Items listed in a dataset:
►

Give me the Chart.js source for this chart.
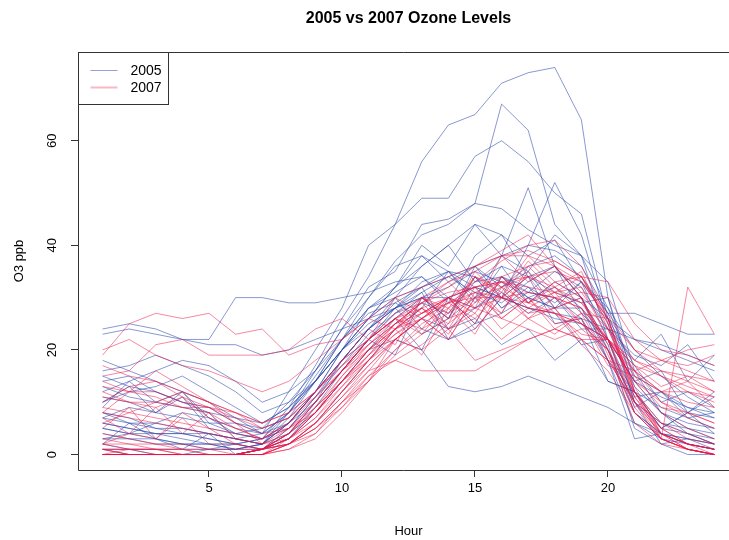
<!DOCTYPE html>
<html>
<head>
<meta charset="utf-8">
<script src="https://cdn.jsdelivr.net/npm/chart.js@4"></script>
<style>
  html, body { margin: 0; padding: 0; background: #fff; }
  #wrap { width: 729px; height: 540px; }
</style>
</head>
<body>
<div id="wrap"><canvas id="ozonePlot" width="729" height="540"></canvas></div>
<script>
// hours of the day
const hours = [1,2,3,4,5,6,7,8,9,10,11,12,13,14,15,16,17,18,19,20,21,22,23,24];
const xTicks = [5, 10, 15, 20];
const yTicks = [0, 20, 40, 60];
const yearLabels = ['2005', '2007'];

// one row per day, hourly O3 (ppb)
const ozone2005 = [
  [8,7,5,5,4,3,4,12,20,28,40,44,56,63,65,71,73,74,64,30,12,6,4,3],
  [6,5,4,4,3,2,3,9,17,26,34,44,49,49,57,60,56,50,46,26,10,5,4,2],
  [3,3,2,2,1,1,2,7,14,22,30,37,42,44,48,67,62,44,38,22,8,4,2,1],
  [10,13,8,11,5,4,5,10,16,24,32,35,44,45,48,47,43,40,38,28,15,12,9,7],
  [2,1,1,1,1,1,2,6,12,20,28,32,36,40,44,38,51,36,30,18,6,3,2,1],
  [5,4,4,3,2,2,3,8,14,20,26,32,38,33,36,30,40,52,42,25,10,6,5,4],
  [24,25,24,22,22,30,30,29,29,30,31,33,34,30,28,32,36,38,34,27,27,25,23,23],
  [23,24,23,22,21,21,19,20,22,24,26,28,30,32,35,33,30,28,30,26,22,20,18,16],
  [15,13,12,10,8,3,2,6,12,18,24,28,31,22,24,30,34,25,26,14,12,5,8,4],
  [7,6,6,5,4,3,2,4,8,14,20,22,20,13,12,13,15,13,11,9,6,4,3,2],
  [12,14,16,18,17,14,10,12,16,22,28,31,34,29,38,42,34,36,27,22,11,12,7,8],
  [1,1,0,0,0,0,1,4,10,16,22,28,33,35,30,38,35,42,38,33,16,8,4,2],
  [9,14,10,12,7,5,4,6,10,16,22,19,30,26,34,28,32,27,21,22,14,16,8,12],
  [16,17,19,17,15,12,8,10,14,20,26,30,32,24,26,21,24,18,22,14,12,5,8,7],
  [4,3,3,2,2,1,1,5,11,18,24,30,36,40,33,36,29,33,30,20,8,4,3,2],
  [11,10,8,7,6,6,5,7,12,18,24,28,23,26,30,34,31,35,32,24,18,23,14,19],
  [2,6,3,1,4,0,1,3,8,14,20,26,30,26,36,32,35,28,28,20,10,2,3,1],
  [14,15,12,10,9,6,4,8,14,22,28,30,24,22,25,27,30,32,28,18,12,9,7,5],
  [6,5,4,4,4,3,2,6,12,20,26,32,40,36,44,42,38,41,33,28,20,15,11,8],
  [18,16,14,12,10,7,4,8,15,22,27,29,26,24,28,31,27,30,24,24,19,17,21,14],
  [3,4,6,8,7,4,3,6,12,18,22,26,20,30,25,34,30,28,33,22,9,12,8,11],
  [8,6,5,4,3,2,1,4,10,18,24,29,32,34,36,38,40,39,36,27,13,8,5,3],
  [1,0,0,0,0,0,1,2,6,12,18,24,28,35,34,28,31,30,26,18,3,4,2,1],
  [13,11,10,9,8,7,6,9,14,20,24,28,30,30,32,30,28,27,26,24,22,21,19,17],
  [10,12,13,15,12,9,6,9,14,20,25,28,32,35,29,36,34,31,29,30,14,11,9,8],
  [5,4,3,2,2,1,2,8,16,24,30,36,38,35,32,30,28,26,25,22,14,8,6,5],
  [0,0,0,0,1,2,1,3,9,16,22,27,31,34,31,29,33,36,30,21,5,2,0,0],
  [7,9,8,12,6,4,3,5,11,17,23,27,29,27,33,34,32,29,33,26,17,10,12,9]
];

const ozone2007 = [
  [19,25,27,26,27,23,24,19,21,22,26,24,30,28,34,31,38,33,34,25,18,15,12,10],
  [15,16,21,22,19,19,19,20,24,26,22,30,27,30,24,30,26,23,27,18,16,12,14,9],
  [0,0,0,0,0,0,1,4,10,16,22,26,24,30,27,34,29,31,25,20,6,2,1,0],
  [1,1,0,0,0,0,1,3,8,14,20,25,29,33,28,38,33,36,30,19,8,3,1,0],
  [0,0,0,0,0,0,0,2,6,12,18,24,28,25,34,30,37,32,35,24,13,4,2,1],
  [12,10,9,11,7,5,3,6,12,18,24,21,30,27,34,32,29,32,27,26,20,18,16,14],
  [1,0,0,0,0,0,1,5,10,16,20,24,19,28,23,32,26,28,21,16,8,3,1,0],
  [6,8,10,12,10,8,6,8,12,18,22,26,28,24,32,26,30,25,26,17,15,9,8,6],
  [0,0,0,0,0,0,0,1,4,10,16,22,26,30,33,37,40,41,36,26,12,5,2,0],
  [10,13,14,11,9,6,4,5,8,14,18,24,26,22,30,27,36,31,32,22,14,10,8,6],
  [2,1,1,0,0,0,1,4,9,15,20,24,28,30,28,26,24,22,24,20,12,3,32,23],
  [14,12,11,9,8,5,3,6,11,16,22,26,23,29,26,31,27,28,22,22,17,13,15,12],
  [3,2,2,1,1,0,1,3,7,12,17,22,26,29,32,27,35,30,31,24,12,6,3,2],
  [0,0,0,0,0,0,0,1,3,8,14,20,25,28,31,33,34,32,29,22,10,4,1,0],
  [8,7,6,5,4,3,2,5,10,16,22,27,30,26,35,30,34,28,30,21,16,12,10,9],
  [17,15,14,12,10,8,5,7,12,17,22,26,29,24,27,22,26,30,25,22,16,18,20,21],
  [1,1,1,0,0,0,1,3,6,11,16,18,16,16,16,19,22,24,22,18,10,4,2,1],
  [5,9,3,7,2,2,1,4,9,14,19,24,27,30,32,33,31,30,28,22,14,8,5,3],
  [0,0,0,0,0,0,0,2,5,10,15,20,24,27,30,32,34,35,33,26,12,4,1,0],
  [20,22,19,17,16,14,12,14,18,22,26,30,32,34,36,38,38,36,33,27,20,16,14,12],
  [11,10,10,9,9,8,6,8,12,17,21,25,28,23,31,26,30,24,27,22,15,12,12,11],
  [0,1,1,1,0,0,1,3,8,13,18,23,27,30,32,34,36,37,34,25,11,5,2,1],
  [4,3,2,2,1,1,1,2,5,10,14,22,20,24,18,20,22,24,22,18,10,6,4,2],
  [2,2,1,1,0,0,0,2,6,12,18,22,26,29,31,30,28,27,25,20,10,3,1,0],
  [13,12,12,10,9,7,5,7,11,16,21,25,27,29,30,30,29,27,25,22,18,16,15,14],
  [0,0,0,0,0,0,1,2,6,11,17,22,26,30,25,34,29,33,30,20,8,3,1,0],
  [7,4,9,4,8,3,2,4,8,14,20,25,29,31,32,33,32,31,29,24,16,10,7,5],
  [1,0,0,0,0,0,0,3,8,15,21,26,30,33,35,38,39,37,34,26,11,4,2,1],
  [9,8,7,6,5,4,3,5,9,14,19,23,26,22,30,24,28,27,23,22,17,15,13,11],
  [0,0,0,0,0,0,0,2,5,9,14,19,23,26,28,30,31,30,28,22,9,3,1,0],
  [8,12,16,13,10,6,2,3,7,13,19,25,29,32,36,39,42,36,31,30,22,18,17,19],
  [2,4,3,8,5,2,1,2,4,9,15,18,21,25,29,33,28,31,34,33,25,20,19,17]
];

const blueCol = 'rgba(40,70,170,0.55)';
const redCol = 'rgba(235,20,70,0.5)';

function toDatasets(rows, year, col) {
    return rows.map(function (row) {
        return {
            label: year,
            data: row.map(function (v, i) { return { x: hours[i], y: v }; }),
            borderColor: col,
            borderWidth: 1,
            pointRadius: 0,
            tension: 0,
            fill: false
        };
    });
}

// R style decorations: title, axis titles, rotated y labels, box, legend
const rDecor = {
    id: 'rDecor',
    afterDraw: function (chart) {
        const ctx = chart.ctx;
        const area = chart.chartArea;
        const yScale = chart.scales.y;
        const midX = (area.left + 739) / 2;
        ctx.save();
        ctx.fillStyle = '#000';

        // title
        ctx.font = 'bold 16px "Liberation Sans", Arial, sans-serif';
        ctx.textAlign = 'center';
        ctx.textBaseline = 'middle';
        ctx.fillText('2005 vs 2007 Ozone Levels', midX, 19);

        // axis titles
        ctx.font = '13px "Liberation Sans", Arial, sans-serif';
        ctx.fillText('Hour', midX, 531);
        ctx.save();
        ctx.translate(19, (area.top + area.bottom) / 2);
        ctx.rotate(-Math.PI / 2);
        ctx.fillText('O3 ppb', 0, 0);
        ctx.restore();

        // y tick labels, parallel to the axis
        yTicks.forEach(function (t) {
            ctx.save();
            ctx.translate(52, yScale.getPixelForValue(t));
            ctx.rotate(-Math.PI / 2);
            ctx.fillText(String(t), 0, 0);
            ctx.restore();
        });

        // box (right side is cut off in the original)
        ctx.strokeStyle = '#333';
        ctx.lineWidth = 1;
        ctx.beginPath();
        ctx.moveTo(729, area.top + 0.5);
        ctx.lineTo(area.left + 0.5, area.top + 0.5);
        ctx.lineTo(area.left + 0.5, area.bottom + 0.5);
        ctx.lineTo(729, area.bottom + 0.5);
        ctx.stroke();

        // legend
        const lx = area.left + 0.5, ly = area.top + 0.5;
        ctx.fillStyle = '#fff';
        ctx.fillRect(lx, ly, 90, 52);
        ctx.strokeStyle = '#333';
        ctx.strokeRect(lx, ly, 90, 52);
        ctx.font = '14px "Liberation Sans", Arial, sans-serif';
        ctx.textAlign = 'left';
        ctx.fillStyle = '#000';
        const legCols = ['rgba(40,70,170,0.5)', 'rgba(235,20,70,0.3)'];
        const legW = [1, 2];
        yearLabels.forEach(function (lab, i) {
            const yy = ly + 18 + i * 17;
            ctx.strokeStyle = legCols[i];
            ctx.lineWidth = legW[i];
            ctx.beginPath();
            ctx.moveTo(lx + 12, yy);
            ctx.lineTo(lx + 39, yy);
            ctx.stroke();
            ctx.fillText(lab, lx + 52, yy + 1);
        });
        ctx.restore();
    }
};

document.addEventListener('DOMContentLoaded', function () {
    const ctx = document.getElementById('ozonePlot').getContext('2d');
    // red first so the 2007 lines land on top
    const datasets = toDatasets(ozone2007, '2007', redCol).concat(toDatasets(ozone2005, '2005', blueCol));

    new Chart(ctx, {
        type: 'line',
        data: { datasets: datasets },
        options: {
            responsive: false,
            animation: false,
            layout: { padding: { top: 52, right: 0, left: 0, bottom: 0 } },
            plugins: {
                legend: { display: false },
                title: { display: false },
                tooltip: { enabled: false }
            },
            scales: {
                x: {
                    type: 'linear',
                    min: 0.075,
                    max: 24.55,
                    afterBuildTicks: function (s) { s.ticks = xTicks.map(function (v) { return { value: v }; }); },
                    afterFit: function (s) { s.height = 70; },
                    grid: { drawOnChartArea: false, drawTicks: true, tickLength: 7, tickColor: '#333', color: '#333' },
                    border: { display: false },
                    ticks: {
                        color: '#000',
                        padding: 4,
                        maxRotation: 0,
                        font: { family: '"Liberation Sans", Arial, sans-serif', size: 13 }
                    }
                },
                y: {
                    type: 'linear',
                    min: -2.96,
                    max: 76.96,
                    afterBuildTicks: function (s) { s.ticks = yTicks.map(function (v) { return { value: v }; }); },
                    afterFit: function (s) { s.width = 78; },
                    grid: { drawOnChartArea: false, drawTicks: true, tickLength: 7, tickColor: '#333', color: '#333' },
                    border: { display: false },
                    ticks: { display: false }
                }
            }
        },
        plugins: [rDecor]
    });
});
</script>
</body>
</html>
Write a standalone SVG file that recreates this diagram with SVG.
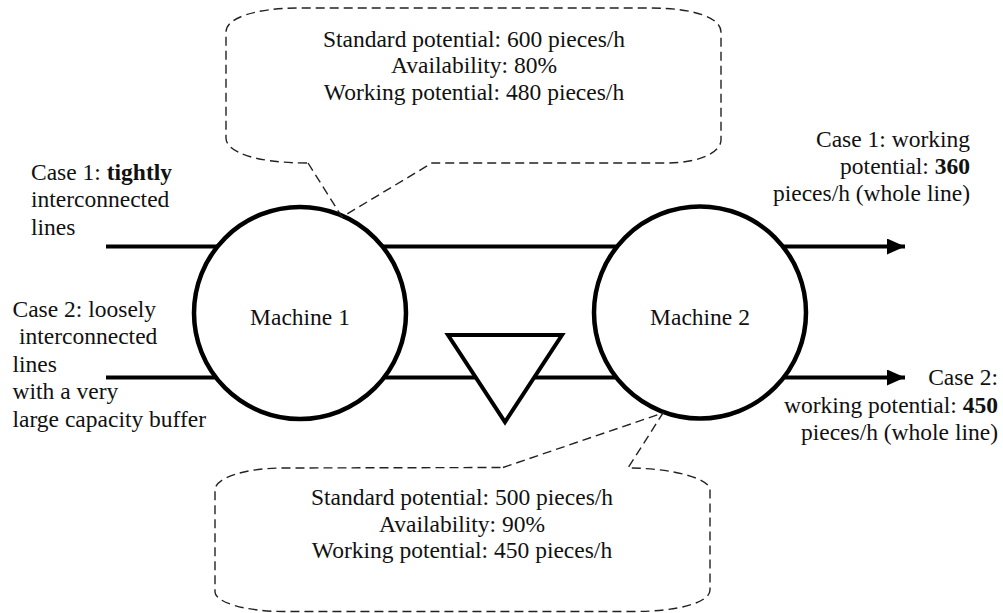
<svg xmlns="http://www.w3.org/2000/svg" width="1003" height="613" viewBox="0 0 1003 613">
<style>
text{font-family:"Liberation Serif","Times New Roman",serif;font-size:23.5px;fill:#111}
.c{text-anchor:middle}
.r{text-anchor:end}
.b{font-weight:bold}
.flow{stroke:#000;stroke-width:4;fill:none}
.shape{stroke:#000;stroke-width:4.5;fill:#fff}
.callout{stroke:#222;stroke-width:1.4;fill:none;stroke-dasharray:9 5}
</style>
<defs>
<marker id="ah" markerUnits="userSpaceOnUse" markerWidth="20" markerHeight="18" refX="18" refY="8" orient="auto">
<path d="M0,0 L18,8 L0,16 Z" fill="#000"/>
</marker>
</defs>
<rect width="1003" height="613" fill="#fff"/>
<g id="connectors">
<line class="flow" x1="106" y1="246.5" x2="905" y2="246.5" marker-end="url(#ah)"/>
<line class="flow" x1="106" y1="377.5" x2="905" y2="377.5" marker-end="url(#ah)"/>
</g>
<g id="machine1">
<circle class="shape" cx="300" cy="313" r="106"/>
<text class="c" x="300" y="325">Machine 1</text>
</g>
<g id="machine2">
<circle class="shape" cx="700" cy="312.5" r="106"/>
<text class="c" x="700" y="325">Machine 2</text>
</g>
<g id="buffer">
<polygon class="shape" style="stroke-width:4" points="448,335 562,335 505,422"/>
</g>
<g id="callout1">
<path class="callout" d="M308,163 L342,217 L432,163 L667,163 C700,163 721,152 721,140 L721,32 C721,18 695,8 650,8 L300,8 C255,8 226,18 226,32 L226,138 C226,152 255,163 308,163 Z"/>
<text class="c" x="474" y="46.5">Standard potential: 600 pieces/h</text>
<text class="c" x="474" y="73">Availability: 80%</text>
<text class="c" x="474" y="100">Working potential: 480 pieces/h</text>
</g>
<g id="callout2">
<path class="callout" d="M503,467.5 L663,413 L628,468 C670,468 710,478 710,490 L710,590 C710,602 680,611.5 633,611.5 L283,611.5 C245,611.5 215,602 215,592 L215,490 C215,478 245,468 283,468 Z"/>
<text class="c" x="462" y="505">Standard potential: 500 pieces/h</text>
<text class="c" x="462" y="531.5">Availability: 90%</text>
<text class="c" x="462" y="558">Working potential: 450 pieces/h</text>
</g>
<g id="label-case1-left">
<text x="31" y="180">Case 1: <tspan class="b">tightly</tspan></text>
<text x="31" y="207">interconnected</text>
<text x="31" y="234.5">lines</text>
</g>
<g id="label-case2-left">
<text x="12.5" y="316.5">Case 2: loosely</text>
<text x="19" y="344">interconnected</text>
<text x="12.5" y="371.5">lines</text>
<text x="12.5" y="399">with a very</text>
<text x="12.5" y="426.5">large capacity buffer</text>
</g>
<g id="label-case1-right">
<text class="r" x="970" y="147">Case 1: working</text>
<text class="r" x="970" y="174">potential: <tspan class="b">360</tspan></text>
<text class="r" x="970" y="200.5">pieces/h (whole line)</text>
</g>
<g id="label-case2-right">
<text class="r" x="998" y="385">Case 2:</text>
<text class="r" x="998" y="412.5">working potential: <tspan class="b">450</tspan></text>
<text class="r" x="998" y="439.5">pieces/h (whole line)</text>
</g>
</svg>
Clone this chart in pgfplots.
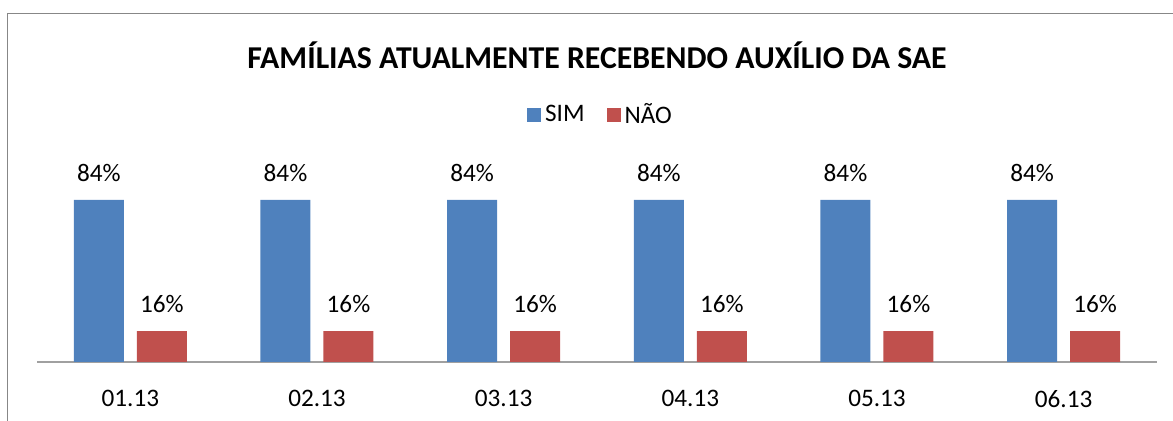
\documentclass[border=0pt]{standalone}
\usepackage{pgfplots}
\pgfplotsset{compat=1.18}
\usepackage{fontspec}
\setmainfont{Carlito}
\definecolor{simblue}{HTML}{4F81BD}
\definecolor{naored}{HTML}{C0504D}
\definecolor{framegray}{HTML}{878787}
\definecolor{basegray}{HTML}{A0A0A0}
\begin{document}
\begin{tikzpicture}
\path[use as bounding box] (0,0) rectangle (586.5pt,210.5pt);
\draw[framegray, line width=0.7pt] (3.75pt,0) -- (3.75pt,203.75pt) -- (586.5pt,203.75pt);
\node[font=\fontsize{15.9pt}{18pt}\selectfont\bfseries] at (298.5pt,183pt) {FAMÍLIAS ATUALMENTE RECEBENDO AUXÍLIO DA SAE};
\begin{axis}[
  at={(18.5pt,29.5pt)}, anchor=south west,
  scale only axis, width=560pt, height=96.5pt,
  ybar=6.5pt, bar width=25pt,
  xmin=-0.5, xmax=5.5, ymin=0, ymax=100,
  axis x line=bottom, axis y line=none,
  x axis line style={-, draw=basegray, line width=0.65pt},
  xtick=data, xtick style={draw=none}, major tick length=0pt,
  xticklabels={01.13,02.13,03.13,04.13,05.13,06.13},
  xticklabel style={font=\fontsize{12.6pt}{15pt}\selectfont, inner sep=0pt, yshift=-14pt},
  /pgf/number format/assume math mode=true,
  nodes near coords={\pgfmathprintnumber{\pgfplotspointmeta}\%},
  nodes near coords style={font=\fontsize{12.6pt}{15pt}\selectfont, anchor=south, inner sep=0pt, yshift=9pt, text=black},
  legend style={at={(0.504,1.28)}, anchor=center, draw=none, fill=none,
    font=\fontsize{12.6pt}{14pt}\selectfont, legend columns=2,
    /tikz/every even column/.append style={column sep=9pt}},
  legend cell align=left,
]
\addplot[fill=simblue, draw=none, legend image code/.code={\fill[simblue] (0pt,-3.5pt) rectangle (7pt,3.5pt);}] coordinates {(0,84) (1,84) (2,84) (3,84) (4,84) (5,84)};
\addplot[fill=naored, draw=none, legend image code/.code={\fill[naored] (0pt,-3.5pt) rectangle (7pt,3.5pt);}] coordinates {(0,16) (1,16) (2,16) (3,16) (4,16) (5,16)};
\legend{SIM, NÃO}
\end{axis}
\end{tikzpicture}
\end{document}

◄

Exactly as written, please give again the lines from the beginning of the listing through the line containing "const yearLabels = ['2005', '2007'];", inclusive, without any pictures.

Task answer:
Give me the Chart.js source for this chart.
<!DOCTYPE html>
<html>
<head>
<meta charset="utf-8">
<script src="https://cdn.jsdelivr.net/npm/chart.js@4"></script>
<style>
  html, body { margin: 0; padding: 0; background: #fff; }
  #wrap { width: 729px; height: 540px; }
</style>
</head>
<body>
<div id="wrap"><canvas id="ozonePlot" width="729" height="540"></canvas></div>
<script>
// hours of the day
const hours = [1,2,3,4,5,6,7,8,9,10,11,12,13,14,15,16,17,18,19,20,21,22,23,24];
const xTicks = [5, 10, 15, 20];
const yTicks = [0, 20, 40, 60];
const yearLabels = ['2005', '2007'];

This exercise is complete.